Not sure what the differences between fuel cell and semiconductor breathalyzers are? Read on for information on the differences between the two sensors, so you can better decide which breathalyzer to buy.

Feature
Semiconductor
Fuel Cell
Explanation
 
Price
 
Semiconductor sensor technology is generally cheaper than fuel cell sensor technology. Semiconductor breathalyzers are good, affordable options for personal use, but for better accuracy and reliability, consider investing in a fuel cell breathalyzer instead. Our range of personal breathalyzers include both semiconductor and fuel cell technology, whereas all AlcoSense industrial breathalyzers use fuel cell technology.
 
Accuracy
 
Fuel cell breathalyzers provide more accurate and consistent BAC results, with an accuracy range of +/- 0.005%BAC. The semiconductor units are suitable for personal use when you want to test for the presence of alcohol; their accuracy range is +/- 0.01%BAC.
 
Reliability
 
Fuel cell breathalyzers require a shorter startup time and can perform consecutive readings accurately without interruption.
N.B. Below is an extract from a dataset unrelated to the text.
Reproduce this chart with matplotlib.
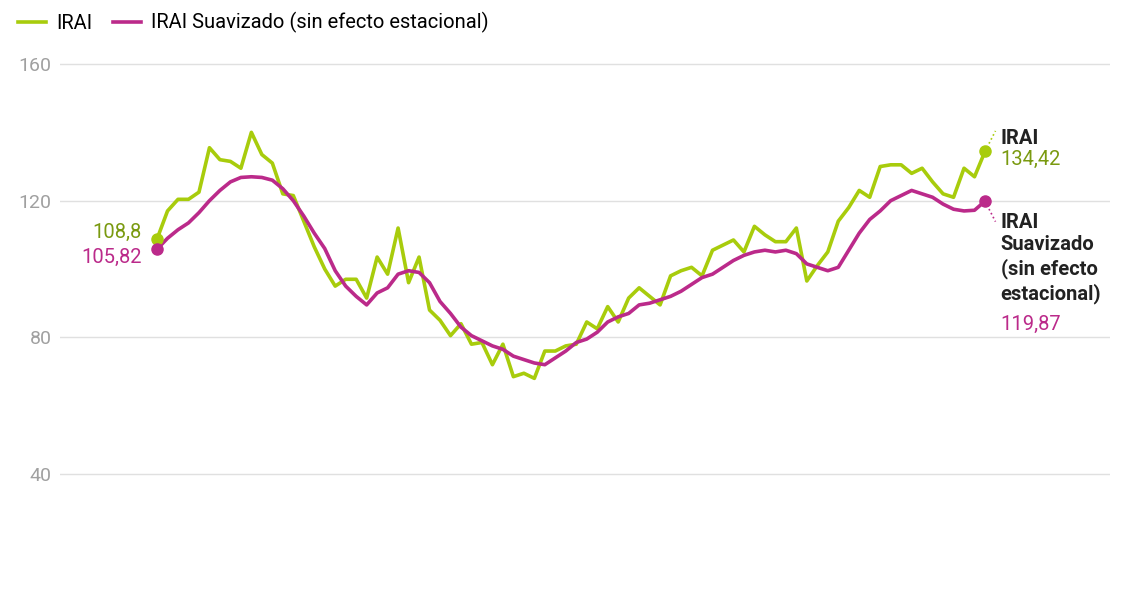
import matplotlib.pyplot as plt
import numpy as np
plt.rcParams['font.family'] = ['Roboto', 'DejaVu Sans']

irai = [108.8,117,120.4,120.4,122.5,135.5,132,131.5,129.5,140,133.5,131,122,121.5,114,106.5,100,95,97,97,
        91.5,103.5,98.5,112,96,103.5,88,85,80.5,84,78,78.5,72,78,68.5,69.5,68,76,76,77.5,
        78,84.5,82.5,89,84.5,91.5,94.5,92,89.5,98,99.5,100.5,98,105.5,107,108.5,105,112.5,110,108,
        108,112,96.5,101,105,114,118,123,121,130,130.5,130.5,128,129.5,125.5,122,121,129.5,127,134.42]
suav = [105.82,109,111.5,113.5,116.5,120,123,125.5,126.8,127,126.8,126,123.5,120,115.5,110.5,106,99.5,95,92,
        89.5,93,94.5,98.5,99.5,99,96,90.5,87,83,80.5,79,77.5,76.5,74.5,73.5,72.5,72,74,76,
        78.5,79.5,81.5,84.5,86,87,89.5,90,91,92,93.5,95.5,97.5,98.5,100.5,102.5,104,105,105.5,105,
        105.5,104.5,101.5,100.5,99.5,100.5,105.5,110.5,114.5,117,120,121.5,123,122,121,119,117.5,117,117.2,119.87]
yticks = [40, 80, 120, 160]

G = '#a8cc0c'; M = '#bb2a8a'
W, H = 1128, 591
fig = plt.figure(figsize=(W/100, H/100), dpi=100)
ax = fig.add_axes([60/W, 1-520/H, 1050/W, 470/H])
x = np.arange(len(irai))
ax.plot(x, irai, color=G, lw=2.6, label='IRAI')
ax.plot(x, suav, color=M, lw=2.6, label='IRAI Suavizado (sin efecto estacional)')
n = len(irai)-1
for i in (0, n):
    ax.plot(i, irai[i], 'o', color=G, ms=8)
    ax.plot(i, suav[i], 'o', color=M, ms=8)
ax.set_xlim(-9.26, n + 125/10.48)
ax.set_ylim(26.55, 164.1)
ax.set_yticks(yticks)
ax.grid(axis='y', color='#e0e0e0', lw=1)
ax.set_axisbelow(True)
for s in ax.spines.values(): s.set_visible(False)
ax.tick_params(length=0, labelsize=14, labelcolor='#a0a0a0', pad=6)
ax.set_xticks([])
fs = 14.5
ax.text(-1.5, irai[0]+2, '108,8', color='#7a9a10', fontsize=fs, ha='right', va='center')
ax.text(-1.5, suav[0]-2.5, '105,82', color=M, fontsize=fs, ha='right', va='center')
ax.plot([n, n+1], [irai[n], irai[n]+6], ls=':', color=G, lw=1.2)
ax.plot([n, n+1], [suav[n], suav[n]-6], ls=':', color=M, lw=1.2)
ax.text(n+1.5, 135.5, 'IRAI', fontsize=fs, fontweight='bold', color='#222222', va='bottom')
ax.text(n+1.5, 135.0, '134,42', fontsize=fs, color='#7a9a10', va='top')
ax.text(n+1.5, 116.5, 'IRAI\nSuavizado\n(sin efecto\nestacional)', fontsize=fs, fontweight='bold', color='#222222', va='top', linespacing=1.25)
ax.text(n+1.5, 86.5, '119,87', fontsize=fs, color=M, va='top')
fig.legend(loc='upper left', bbox_to_anchor=(0, 1.01), ncol=2, frameon=False, fontsize=14.5,
           handlelength=1.4, columnspacing=1.0, handletextpad=0.5)
fig.savefig('out.png', dpi=100)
Semiconductor breathalyzers are generally slower and show a wider variation in readings, which only increases over time.
 
BAC Range
 
Fuel cell breathalyzers are consistently more accurate across a wider alcohol concentration range (0.000-0.400% BAC) than semiconductor devices. Fuel cell devices also provide BAC readings up to 3 decimal places, whereas most semiconductor units are only accurate to 2 decimal places.
 
Calibration
All breathalyzers must be calibrated to ensure their ongoing accuracy. Semiconductor breathalyzers generally require more frequent calibration, whereas fuel cell devices can remain accurate for thousands of tests.
 
Long Life
 
Fuel cell breathalyzers have a much longer lifespan than semiconductor devices.
 
Alcohol Specific
 
Fuel cell devices screen exclusively for ethyl alcohol, or drinking alcohol. Semiconductor devices can give positive alcohol readings even when alcohol is not present, and may also register a false positive for someone who is diabetic or on a low calorie diet.